Liturgy is one of those words often used in the church which we often aren’t sure what it really means and which is often used in a very limited sense. Most people think that liturgy is only about words, the prayers and the other parts of the service which the clergy say and to which the congregation respond. Liturgy conjures up images of lengthy prayers, traditional and formal language and no room for divine inspiration. But this is putting liturgy in a slightly boring box and not allowing it to be part of our worship. It should be transformative and ever changing.
The word ‘liturgy’ itself is found in the New Testament and literally means ‘work of / for the people’. Already looking at this meaning transforms liturgy from something only those leading worship do to a corporate act involving each and every member of the congregation. You standing in the pew and singing your heart out contribute to the liturgy because it helps everyone to worship God.
Some of the words we say and use are ancient and bind us and root us in the history of the church, we join the centuries of those who have prayed in faith and gathered to worship God together. In the Lord’s Prayer Jesus even gave us the words to use himself.
But liturgy isn’t just about words. Liturgy is about the overall ‘shape’ of the service, about its structure. Our worship needs a beginning, a middle and an end to show us where we are, then we can worship God without worrying what might happen next.

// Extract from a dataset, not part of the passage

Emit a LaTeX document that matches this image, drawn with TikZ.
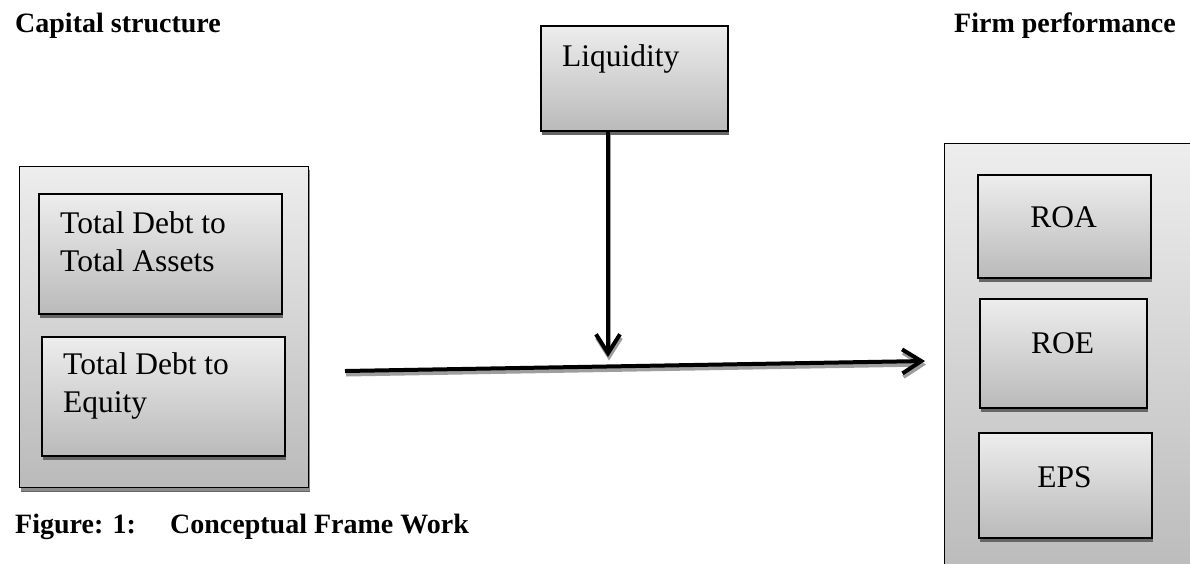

Although we sometimes see structure as constrictive, we need it in our worship to allow us to be free to worship God, to be open to God and to allow God to work in and through us. If we didn’t have any sense of structure in our service we might end up with a rousing joyful song which leaves everyone on a high, only to be brought crashing down to reality with a bump when we come to prayers and pray for others who are victims of terrorism, injustice or who are unwell – our heads just wouldn’t be in the right place to pray.
Music also plays a part in the liturgy, it is often the music which takes us beyond ourselves, its words and melodies speak to us in ways we cannot always explain. It can cause us to raise our hands in worship to God, a liturgical gesture in the same way in which some people make the sign of the cross. A response to God which comes deep within us.
The bottom line is that liturgy is about public, corporate worship, where the Body of Christ in its many parts gathers together to worship God, who is Creator, Redeemer and Giver of Life. This means that liturgy occurs in all our church services and any point at which we gather together to worship and pray. So we see liturgy in all our Sunday services regardless of whether it is Book of Common Prayer Communion or All-Age worship, in baptisms, weddings and funerals, in Messy Church and when we pray in our house groups.
Liturgy allows us to worship God to be open to all that the Holy Spirit stirs up within us and to be transformed by the experience.